Ma dietro al folklore una missione d’oro

RomaC’è tanta sostanza dietro il folklore: accordi, partecipazioni, commesse, grandi lavori. Non è solo il petrolio, con la presenza sempre più importante dell’Eni, né l’autostrada che ventuno imprese italiane costruiscono sulla costa libica come «riparazione» dei danni di guerra. O le partecipazioni in Eni e Unicredit. Nel menu dei colloqui italo-libici si parla anche di ferrovie, di rete elettrica, di metropolitana, di difesa. In ballo, decine di miliardi di euro.
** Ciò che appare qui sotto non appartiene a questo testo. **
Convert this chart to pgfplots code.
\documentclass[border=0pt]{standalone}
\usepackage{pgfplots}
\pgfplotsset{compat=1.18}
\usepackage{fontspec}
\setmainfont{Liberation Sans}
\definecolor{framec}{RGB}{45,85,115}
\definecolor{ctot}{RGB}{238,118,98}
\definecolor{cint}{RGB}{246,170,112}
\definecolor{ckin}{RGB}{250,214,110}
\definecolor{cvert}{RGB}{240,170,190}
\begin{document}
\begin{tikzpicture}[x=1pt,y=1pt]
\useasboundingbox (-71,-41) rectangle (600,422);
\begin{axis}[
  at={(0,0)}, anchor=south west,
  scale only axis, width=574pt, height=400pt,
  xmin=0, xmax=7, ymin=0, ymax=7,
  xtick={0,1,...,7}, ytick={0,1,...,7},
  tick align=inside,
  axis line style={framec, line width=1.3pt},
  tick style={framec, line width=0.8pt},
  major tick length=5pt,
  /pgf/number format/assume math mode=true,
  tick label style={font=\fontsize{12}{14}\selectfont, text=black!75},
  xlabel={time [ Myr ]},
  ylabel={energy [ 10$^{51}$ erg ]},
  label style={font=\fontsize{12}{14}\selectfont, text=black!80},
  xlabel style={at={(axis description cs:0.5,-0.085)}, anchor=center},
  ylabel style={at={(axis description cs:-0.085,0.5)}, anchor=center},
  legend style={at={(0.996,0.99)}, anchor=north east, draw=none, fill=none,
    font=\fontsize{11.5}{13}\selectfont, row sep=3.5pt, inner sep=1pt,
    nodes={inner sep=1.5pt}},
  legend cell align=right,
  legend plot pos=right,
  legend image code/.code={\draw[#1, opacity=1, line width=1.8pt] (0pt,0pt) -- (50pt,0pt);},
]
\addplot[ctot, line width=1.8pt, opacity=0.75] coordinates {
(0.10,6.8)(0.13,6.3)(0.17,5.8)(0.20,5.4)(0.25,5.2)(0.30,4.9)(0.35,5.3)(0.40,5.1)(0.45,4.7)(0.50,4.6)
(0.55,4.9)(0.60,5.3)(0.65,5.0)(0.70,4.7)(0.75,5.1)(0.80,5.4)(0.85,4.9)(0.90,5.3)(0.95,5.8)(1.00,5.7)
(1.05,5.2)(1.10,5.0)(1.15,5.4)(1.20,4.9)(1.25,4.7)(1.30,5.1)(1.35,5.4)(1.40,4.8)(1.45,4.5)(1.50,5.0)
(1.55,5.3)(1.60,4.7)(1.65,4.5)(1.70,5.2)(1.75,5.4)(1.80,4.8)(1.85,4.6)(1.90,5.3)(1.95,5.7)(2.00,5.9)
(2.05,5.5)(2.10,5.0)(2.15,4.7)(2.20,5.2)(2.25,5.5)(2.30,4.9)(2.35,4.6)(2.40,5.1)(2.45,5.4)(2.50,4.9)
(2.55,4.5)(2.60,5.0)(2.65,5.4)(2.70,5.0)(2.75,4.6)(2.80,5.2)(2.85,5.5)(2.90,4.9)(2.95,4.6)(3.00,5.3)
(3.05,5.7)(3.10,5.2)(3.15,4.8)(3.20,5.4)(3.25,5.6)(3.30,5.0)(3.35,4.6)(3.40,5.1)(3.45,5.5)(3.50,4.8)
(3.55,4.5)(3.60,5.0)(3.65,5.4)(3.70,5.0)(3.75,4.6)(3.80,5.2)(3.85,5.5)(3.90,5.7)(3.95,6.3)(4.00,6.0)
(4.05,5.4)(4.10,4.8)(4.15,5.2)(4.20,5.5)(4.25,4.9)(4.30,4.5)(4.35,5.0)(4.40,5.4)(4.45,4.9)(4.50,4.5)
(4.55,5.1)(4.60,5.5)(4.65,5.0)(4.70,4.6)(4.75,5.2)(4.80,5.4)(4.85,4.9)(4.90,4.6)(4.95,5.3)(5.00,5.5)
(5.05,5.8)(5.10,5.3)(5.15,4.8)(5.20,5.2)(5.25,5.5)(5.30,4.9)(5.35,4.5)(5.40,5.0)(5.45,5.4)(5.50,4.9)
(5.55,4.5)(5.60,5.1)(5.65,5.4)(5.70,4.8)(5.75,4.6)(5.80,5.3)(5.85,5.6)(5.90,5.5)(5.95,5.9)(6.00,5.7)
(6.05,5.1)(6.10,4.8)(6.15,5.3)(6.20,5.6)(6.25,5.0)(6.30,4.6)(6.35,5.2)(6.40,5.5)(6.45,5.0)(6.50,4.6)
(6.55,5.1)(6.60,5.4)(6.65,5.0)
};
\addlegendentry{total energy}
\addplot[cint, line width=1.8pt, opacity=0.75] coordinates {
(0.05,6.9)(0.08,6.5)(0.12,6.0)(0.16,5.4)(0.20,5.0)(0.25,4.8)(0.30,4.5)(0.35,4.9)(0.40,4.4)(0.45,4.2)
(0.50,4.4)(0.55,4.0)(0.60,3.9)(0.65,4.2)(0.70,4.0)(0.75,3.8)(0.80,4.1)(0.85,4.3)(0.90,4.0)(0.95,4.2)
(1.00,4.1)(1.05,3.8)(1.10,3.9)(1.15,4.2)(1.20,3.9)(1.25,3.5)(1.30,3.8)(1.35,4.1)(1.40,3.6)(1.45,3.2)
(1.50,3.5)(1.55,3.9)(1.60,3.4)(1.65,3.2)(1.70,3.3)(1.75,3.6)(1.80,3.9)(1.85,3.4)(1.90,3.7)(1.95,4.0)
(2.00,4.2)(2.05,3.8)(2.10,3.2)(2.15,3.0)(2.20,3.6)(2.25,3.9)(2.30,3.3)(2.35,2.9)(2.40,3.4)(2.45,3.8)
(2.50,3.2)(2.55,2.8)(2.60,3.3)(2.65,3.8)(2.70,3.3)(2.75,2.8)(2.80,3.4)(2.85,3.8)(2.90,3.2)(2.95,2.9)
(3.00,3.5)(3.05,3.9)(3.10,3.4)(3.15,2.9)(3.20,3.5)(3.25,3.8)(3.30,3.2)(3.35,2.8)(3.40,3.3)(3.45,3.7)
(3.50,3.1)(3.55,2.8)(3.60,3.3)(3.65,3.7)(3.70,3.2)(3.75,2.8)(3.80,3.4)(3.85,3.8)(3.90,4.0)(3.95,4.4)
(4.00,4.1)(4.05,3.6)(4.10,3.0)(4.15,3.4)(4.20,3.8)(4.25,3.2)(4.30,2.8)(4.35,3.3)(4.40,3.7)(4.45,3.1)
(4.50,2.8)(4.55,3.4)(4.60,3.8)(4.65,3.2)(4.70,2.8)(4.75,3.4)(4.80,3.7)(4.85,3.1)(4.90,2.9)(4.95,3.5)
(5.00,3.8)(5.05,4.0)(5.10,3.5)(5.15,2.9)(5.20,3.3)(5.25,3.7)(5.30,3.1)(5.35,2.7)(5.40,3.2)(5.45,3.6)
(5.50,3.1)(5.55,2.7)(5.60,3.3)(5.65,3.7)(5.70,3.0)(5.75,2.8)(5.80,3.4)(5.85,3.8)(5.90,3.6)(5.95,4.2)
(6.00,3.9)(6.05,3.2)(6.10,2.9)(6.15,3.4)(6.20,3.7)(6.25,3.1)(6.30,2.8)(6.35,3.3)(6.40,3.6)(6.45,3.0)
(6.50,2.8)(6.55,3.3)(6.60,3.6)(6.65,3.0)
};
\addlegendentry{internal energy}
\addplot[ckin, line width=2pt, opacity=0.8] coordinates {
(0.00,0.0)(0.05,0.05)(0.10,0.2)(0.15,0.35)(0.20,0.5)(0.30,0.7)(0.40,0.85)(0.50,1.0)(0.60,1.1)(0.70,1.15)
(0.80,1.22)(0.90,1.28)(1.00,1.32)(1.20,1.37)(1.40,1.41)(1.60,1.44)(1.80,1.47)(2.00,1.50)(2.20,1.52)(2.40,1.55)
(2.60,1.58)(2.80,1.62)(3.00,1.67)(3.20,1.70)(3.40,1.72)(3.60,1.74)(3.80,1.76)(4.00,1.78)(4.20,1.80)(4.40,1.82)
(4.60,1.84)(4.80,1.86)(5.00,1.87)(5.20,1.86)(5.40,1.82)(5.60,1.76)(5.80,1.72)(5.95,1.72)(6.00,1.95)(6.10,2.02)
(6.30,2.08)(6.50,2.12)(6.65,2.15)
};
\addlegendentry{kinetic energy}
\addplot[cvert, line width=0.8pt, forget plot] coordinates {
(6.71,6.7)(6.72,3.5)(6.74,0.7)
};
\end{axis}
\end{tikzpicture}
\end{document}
Non si entrerà nel dettaglio di questi temi stasera, alla cena per ottocento invitati allestita alla caserma «Salvo d’Acquisto» di Tor di Quinto. Silvio Berlusconi e il leader libico Gheddafi terranno i discorsi ufficiali per celebrare i due anni del «Trattato di Bengasi». Ma fra gli ottocento invitati, gli imprenditori faranno la parte del leone, e tutti pensano alle opportunità dischiuse per le loro aziende in Libia. Un paio di esempi: l’Italia potrebbe inserirsi nei contratti per la costruzione della rete ferroviaria libica, tremila chilometri in tutto e duemila lungo la costa, finora appannaggio di Russia e Cina. In ballo la cosiddetta direttrice Est-Ovest di 800 chilometri, non solo per i tracciati (grandi imprese di costruzione come Impregilo, Trevi e così via) ma anche per il sistema di segnalazione (leggi Ansaldo). Tripoli ha inoltre grandi pieni di sviluppo della rete elettrica, centrali e sistemi di produzione, per i quali il governo libico ha da investire 8 miliardi di euro nei prossimi cinque anni. Terna è in gara. Fra i dossier d’affari aperti, quelli che riguardano la metropolitana di Tripoli e l’ammodernamento dell’aviazione militare.
Si capisce, dunque, perché l’imprenditoria italiana è molto interessata alle nuove relazioni italo-libiche. Alla cena di stasera è stata inviata l’intera giunta della Confindustria, che comprende circa 200 imprenditori. Fra i «big» non dovrebbero mancare il presidente della Fiat John Elkann, i banchieri Cesare Geronzi e Alessandro Profumo, Paolo Scaroni (l’amministratore delegato dell’Eni, che ha annunciato l’intenzione di investire 25 miliardi in Libia, potrebbe avere un incontro riservato con il colonnello, ma la voce è da confermare). E ancora Fulvio Conti e Piero Gnudi dell’Enel, Pierfrancesco Guarguaglini di Finmeccanica, Massimo Ponzellin, presidente della Popolare di Milano. Emma Marcegaglia è in forse. In ogni caso l’elenco è sterminato.
Tripoli ha scelto l’Italia come uno dei Paesi preferiti per i propri investimenti. È il principale azionista della maggiore banca italiana, l’Unicredit, ma anche azionista importante della Juventus. Molti i colloqui in corso, fra cui l’aumento della partecipazione libica nell’Eni.

Sono i risultati tangibili della «diplomazia del commercio» inaugurata da Berlusconi. Ma oggi si parla anche di cultura e di ricerca, di una Università italo-libica e del progetto teatrale «memoria del futuro» che i due leader presentano nel pomeriggio all’Accademia libica.